McDonald’s has paused all of its political giving and is reviewing its policies on donations in the aftermath of an attack on the U.S. Capitol last week by backers of outgoing President Donald Trump.
“We have already paused all of our political giving while we review our policies and procedures,” the company said in a statement emailed to Restaurant Business. “Going forward, we will ensure that all contributions continue to align with our values and the purpose of our business.”
McDonald’s itself gives little to political candidates. But it has a political action committee (PAC) that takes donations from employees and franchisees and makes donations. That committee is active, having given more than $500,000 to candidates for federal political office during the most recent election cycle, according to data from Open Secrets.
Nearly two-thirds of those funds went to Republican candidates. And more than $100,000 went to Republicans who voted against the certification of the November election of President-Elect Joe Biden.
A McDonald’s spokesperson said the company’s pause on political giving includes the PAC.
A growing number of corporations have vowed in recent days to either stop making donations to Republicans who voted against certification or to hold off on donating to political candidates altogether. Among those that have said they wouldn’t donate to Republicans against certification include the giant retailer Walmart as well as Marriott and The Walt Disney Co.

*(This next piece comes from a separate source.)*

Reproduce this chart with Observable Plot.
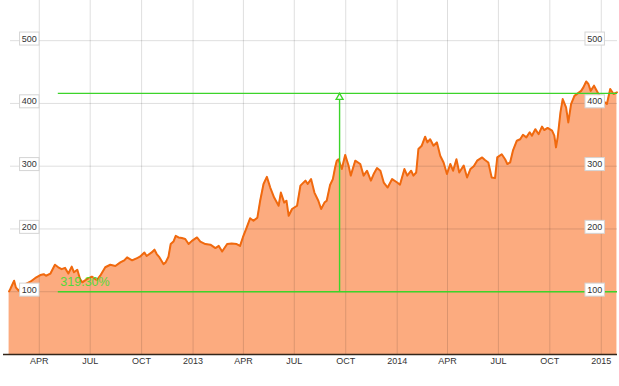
<!DOCTYPE html>
<html><head><meta charset="utf-8">
<script src="https://cdn.jsdelivr.net/npm/d3@7"></script>
<script src="https://cdn.jsdelivr.net/npm/@observablehq/plot@0.6"></script>
<style>body{margin:0;background:#fff;font-family:"Liberation Sans",Arial,sans-serif}</style>
</head><body><div id="chart"></div><script>
const dates = [
"2012-02-07","2012-02-09","2012-02-16","2012-02-19","2012-02-24","2012-03-01","2012-03-09","2012-03-16","2012-03-19","2012-03-25",
"2012-04-03","2012-04-09","2012-04-13","2012-04-21","2012-04-29","2012-05-05","2012-05-11","2012-05-17","2012-05-23","2012-05-29",
"2012-06-02","2012-06-08","2012-06-13","2012-06-17","2012-06-25","2012-07-04","2012-07-13","2012-07-19","2012-07-28","2012-08-06",
"2012-08-15","2012-08-24","2012-08-31","2012-09-05","2012-09-14","2012-09-23","2012-09-28","2012-10-06","2012-10-10","2012-10-19",
"2012-10-24","2012-10-28","2012-11-02","2012-11-09","2012-11-13","2012-11-18","2012-11-22","2012-11-27","2012-12-01","2012-12-06",
"2012-12-12","2012-12-18","2012-12-24","2012-12-30","2013-01-08","2013-01-14","2013-01-23","2013-02-01","2013-02-10","2013-02-16",
"2013-02-22","2013-03-03","2013-03-11","2013-03-20","2013-03-26","2013-03-31","2013-04-07","2013-04-13","2013-04-19","2013-04-26",
"2013-05-01","2013-05-07","2013-05-13","2013-05-19","2013-05-26","2013-06-03","2013-06-07","2013-06-13","2013-06-17","2013-06-21",
"2013-06-27","2013-07-06","2013-07-12","2013-07-21","2013-07-25","2013-07-31","2013-08-06","2013-08-13","2013-08-18","2013-08-24",
"2013-08-28","2013-09-03","2013-09-08","2013-09-12","2013-09-15","2013-09-18","2013-09-21","2013-09-24","2013-09-30","2013-10-06",
"2013-10-10","2013-10-18","2013-10-27","2013-11-02","2013-11-08","2013-11-15","2013-11-20","2013-11-26","2013-12-02","2013-12-08",
"2013-12-15","2013-12-23","2014-01-01","2014-01-06","2014-01-14","2014-01-19","2014-01-26","2014-01-30","2014-02-04","2014-02-08",
"2014-02-14","2014-02-20","2014-02-24","2014-03-01","2014-03-07","2014-03-13","2014-03-19","2014-03-25","2014-03-31","2014-04-06",
"2014-04-11","2014-04-17","2014-04-22","2014-04-30","2014-05-06","2014-05-12","2014-05-18","2014-05-24","2014-06-02","2014-06-07",
"2014-06-13","2014-06-19","2014-06-25","2014-06-29","2014-07-07","2014-07-13","2014-07-17","2014-07-22","2014-07-27","2014-08-03",
"2014-08-09","2014-08-14","2014-08-20","2014-08-26","2014-08-30","2014-09-05","2014-09-11","2014-09-17","2014-09-21","2014-09-27",
"2014-10-05","2014-10-09","2014-10-12","2014-10-15","2014-10-20","2014-10-24","2014-10-30","2014-11-03","2014-11-08","2014-11-14",
"2014-11-20","2014-11-26","2014-11-30","2014-12-05","2014-12-09","2014-12-13","2014-12-19","2014-12-27","2015-01-03","2015-01-11",
"2015-01-17","2015-01-23","2015-01-29"];
const values = [
100.5,104,117.5,107,101.6,108,113,116,118,122,
126.6,128,125.5,129,143,139,136,138,129,140,
131,135,120,115,120,124,118.6,125.5,139,143,
141,146.8,150,154.7,150,153.6,155.8,162.6,157,162.6,
167,160,154.7,144,146.8,155.8,176,180,189,186.5,
185.5,184,176,181,186.5,180,176,175,169.6,173,
164,176,177,176,173,186.5,202.5,217,213,218,
245,271.6,283,266,250,237,258,242,245,221,
231.8,237,269,277,271.6,279.5,258,245,231.8,242,
245,270,279.5,298,308.8,311,303.5,295.5,318,301,
285,308.8,303.5,285,292.8,277,287.5,297,292.8,274,
266,279.5,274,270.5,295.5,285,292.8,285,290,327.4,
332.7,347,338,343,332.7,338,316.7,306,287.5,303.5,
292.8,311,290,301,282,295.5,300,308.8,314,310,
306,282,281,314,319,311,303.5,306,324.7,340.6,
343,350,346,354,348.6,359,351,363,357.6,361,
356.6,348.6,330,346,385.7,407,393.7,369.8,399,412,
416,420,425.6,435,431,420,428.3,415,405,399,
423,415,417.6];
const yTicks = [100, 200, 300, 400, 500];
const xTicks = ["2012-04-01","2012-07-01","2012-10-01","2013-01-01","2013-04-01","2013-07-01","2013-10-01","2014-01-01","2014-04-01","2014-07-01","2014-10-01","2015-01-01"];
const xTickLabels = ["APR","JUL","OCT","2013","APR","JUL","OCT","2014","APR","JUL","OCT","2015"];
const xDomain = ["2012-01-28","2015-01-30"];
const yDomain = [0, 564];
const annoStart = "2012-05-05";
const annoDate = "2013-09-20";
const annoLow = 100;
const annoHigh = 416;
const annoLabel = "319.30%";

const P = s => new Date(s + "T00:00:00Z");
const data = dates.map((d, i) => ({date: P(d), value: values[i]}));
const tickDates = xTicks.map(P);
const labelMap = new Map(tickDates.map((d, i) => [+d, xTickLabels[i]]));
const dom = xDomain.map(P);
const green = "#3cd42a";

const hLines = [annoLow, annoHigh].map(v => ({y: v, x1: P(annoStart), x2: dom[1]}));
const vLine = [{x: P(annoDate), y1: annoLow, y2: annoHigh}];
const arrow = [{x: P(annoDate), y: annoHigh}];
const label = [{x: P(annoStart), y: annoLow, t: annoLabel}];

const chart = Plot.plot({
  width: 619, height: 386,
  marginLeft: 3, marginRight: 2, marginTop: 0, marginBottom: 32,
  style: {fontFamily: '"Liberation Sans", Arial, sans-serif', background: "#fff"},
  x: {type: "utc", domain: dom, axis: null},
  y: {domain: yDomain, axis: null},
  marks: [
    Plot.areaY(data, {x: "date", y: "value", fill: "#fcab7f"}),
    Plot.ruleY(yTicks, {stroke: "#000", strokeOpacity: 0.13, insetLeft: 7}),
    Plot.ruleX(tickDates, {stroke: "#000", strokeOpacity: 0.13}),
    Plot.lineY(data, {x: "date", y: "value", stroke: "#f0690e", strokeWidth: 2}),
    Plot.ruleY([0], {stroke: "#33261a", strokeWidth: 1.5}),
    Plot.ruleY(hLines, {y: "y", x1: "x1", x2: "x2", stroke: green, strokeWidth: 1.4}),
    Plot.ruleX(vLine, {x: "x", y1: "y1", y2: "y2", stroke: green, strokeWidth: 1.4}),
    Plot.dot(arrow, {x: "x", y: "y", symbol: "triangle", r: 2.6, dy: 4, stroke: green, fill: "#fff", strokeWidth: 1.3}),
    Plot.text(label, {x: "x", y: "y", text: "t", textAnchor: "start", lineAnchor: "middle", dx: 2, dy: -10, fill: "#55d83a", fontSize: 12.5}),
    Plot.text(yTicks, {y: d => d, text: d => String(d), frameAnchor: "left", dx: 25.8, dy: -2, textAnchor: "middle", lineAnchor: "middle", fontSize: 9, fill: "#333", ariaDescription: "ylab"}),
    Plot.text(yTicks, {y: d => d, text: d => String(d), frameAnchor: "right", dx: -22.8, dy: -2, textAnchor: "middle", lineAnchor: "middle", fontSize: 9, fill: "#333", ariaDescription: "ylab"}),
    Plot.axisX(tickDates, {tickSize: 0, tickPadding: 3, fontSize: 9, fill: "#333", tickFormat: d => labelMap.get(+d)})
  ]
});
document.getElementById("chart").appendChild(chart);

// white boxes behind the y tick labels
chart.querySelectorAll('g[aria-description="ylab"] text').forEach(t => {
  const b = t.getBBox();
  const r = document.createElementNS("http://www.w3.org/2000/svg", "rect");
  r.setAttribute("x", b.x - 2.2);
  r.setAttribute("y", b.y + b.height / 2 - 6.5);
  r.setAttribute("width", b.width + 4.4);
  r.setAttribute("height", 13);
  r.setAttribute("fill", "#fff");
  r.setAttribute("stroke", "#d4d4d4");
  r.setAttribute("stroke-width", "1");
  const tr = t.getAttribute("transform");
  if (tr) r.setAttribute("transform", tr);
  t.parentNode.insertBefore(r, t);
});
</script></body></html>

The moves came days after a mob of President Donald Trump’s supporters attacked the U.S. Capitol, leading to five deaths, numerous injuries and considerable damage. The attack, which came after Trump urged his supporters to march to the Capitol, led the U.S. House of Representatives to impeach the president for a second time on Wednesday.
McDonald’s quickly took a stand on the attack last week. CEO Chris Kempczinski on Friday sent a letter to the system condemning the attacks and endorsing a statement from a group of U.S. business leaders blaming Trump and other politicians for inciting the violence.
According to the watchdog group Public Citizen, corporate PACs have contributed $170 million to the campaigns of the 147 members of Congress that voted against certification.
McDonald’s political action committee donated $504,000 to federal candidates during the 2020 election cycle, 63% of which went to Republicans, according to Open Secrets.
The committee did not donate to any of the six senators who voted against certification. But it donated heavily to representatives that voted against certification. Its donations include $7,500 to Republican Minority Leader Kevin McCarthy, of California, and $10,000 to North Carolina’s Virginia Foxx.